Caution: feet are not edible

I promise not to ask you what time the two trains will meet. But here’s the kicker: weighing in at three pounds, Ilsa’s bag contains, roughly, a pound and a half of pure sugar, right? As we’ve already concluded, this means that the WHO would recommend she eat her candy over the course of a month or two, but really more like three or four if you include the fact that she will very likely be getting added sugar from some other sources in her diet.

Meanwhile, according to Livestrong.com, the average American eats three pounds of sugar per week. https://www.livestrong.com/article/474832-recommended-grams-of-sugar-per-day/  So what the WHO is recommending Ilsa eat in one or two months, the average American is consuming it’s equivalent in… (wait for it)… three and a half days.

Let me say that once more, because it’s important:

The amount of sugar the WHO recommends we eat in one or two months, the average American eats in three and a half days.

 Try to imagine eating 95 pieces of candy, an entire trick-or-treater’s bag, in three days.

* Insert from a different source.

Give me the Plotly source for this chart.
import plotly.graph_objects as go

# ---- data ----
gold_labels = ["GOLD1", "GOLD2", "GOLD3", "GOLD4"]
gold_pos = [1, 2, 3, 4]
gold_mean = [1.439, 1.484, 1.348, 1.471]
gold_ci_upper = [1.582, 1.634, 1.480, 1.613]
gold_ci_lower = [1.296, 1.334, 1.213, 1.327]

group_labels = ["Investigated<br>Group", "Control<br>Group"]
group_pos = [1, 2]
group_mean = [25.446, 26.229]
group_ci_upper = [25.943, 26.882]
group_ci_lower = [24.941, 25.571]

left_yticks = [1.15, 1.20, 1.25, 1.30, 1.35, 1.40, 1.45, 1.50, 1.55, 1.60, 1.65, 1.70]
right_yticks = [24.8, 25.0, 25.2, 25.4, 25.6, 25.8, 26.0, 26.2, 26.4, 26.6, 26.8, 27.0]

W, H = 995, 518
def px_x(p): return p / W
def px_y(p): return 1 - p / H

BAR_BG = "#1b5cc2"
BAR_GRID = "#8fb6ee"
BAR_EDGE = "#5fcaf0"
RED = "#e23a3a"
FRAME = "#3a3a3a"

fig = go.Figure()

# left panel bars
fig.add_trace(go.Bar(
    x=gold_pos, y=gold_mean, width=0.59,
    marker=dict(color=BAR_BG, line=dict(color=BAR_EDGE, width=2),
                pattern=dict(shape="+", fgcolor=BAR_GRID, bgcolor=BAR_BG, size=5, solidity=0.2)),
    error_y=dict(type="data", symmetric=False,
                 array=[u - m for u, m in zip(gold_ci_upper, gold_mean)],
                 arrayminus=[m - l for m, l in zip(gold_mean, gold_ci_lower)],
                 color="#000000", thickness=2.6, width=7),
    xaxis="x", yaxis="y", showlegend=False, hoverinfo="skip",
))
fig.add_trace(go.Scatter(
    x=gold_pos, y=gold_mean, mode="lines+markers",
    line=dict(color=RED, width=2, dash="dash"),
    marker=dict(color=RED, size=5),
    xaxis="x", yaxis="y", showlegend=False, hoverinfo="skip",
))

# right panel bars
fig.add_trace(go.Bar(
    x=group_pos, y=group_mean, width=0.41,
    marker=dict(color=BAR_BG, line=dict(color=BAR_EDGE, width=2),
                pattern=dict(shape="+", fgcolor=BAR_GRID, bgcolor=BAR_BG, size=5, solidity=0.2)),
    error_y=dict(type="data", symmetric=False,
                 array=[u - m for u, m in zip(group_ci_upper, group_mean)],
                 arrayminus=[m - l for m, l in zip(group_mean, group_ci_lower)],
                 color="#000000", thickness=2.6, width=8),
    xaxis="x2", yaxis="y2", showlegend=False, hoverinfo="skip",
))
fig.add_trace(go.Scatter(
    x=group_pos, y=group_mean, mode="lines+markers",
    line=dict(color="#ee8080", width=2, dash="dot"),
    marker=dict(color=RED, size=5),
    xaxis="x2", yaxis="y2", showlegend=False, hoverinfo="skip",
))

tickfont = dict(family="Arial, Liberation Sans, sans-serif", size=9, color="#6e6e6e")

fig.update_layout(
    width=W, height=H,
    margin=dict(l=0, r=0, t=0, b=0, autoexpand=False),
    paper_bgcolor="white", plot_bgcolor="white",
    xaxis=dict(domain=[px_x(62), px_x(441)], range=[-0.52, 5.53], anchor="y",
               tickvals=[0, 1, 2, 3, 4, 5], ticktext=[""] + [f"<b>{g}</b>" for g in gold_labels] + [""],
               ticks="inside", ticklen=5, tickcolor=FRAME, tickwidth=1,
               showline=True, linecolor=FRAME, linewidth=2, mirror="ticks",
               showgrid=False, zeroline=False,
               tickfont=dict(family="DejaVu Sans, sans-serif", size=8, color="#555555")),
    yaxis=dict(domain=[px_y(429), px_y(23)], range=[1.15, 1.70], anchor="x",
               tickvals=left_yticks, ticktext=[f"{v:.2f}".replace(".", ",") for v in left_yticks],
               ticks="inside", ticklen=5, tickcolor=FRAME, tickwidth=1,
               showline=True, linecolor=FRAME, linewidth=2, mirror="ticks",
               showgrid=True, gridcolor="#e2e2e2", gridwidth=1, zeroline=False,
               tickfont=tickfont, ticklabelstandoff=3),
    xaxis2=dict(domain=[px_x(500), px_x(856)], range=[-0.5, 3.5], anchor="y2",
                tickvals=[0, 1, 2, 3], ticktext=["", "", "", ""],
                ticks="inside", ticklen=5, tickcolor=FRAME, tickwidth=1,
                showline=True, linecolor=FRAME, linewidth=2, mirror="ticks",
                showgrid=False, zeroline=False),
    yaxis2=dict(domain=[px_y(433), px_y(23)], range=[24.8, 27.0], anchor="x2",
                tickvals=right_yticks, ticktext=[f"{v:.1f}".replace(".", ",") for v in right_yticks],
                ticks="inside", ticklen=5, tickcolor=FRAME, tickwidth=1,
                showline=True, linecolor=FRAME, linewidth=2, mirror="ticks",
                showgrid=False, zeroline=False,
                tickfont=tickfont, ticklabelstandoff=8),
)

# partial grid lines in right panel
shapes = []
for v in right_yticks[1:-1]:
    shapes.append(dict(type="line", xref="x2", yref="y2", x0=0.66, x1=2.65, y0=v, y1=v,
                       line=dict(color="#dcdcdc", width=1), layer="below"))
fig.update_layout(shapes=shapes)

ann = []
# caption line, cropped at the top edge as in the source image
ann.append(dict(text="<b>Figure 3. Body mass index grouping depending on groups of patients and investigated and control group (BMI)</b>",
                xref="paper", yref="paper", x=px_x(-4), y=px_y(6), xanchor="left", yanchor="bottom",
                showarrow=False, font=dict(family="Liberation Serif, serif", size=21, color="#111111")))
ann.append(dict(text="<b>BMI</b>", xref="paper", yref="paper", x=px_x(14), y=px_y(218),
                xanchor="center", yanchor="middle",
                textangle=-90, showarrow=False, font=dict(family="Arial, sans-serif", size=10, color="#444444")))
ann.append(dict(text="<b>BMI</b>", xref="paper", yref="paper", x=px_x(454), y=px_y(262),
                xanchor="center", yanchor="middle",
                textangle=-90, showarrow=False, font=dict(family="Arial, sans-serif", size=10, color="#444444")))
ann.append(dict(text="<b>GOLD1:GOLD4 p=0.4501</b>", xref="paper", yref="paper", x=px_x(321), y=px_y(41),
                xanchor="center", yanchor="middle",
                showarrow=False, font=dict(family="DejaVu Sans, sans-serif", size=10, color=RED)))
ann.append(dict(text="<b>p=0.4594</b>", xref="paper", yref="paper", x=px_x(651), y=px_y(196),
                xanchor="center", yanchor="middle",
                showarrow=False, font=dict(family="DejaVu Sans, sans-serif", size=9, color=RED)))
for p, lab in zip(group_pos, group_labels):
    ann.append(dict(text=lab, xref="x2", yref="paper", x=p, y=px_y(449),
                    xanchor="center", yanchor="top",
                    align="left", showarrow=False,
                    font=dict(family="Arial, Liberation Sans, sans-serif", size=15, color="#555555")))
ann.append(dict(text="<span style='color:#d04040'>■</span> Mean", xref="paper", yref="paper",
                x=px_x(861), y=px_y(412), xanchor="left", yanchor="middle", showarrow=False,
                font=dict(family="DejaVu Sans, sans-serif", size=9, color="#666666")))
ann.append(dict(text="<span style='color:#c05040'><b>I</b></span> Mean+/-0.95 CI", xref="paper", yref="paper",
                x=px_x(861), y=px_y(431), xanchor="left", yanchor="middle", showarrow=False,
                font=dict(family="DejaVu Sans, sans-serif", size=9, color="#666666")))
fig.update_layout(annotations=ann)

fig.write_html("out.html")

That’s about 27 pieces of Halloween candy a day. This level of sugar consumption is not theoretical- this is what the average American already does, Halloween season or not. So. Does the obesity epidemic make a little more sense now? (Not to mention the diabetes, metabolic syndrome, heart disease, liver disease, and hypertension epidemics?)

In this light, the statistics bear revisiting:

  • Right now, sixty percent of Americans are overweight or obese; if nothing changes, within two decades it will be ninety percent.
  • Already, being a healthy weight in the United States is the exception, not the rule.
  • Perhaps worst of all, this generation of children will be the first in modern history to live shorter lives than their parents.

We’d like to think that Halloween is a special time of year when we indulge in sugar a little more than we should. The reality— and the real lesson of my nosy-parent science experiment— is that those big bags of added sugar do not represent the exception. They represent the rule. It’s Halloween in America- Every. Single. Day. And the consequences of our unwillingness to recognize this fact are enormous.

Thank U Smarties! The one candy that has no fructose– the bad guy of added sugar

I know no one wants to be the dorky parent who hands out erasers or nickels at Halloween, or the no-fun parent won’t let her kid have more than one piece of their hard-earned candy every day or two, but you know what? I, for one, am embracing my dorkiness. Also, I’m hiding Ilsa’s candy bag in the freezer.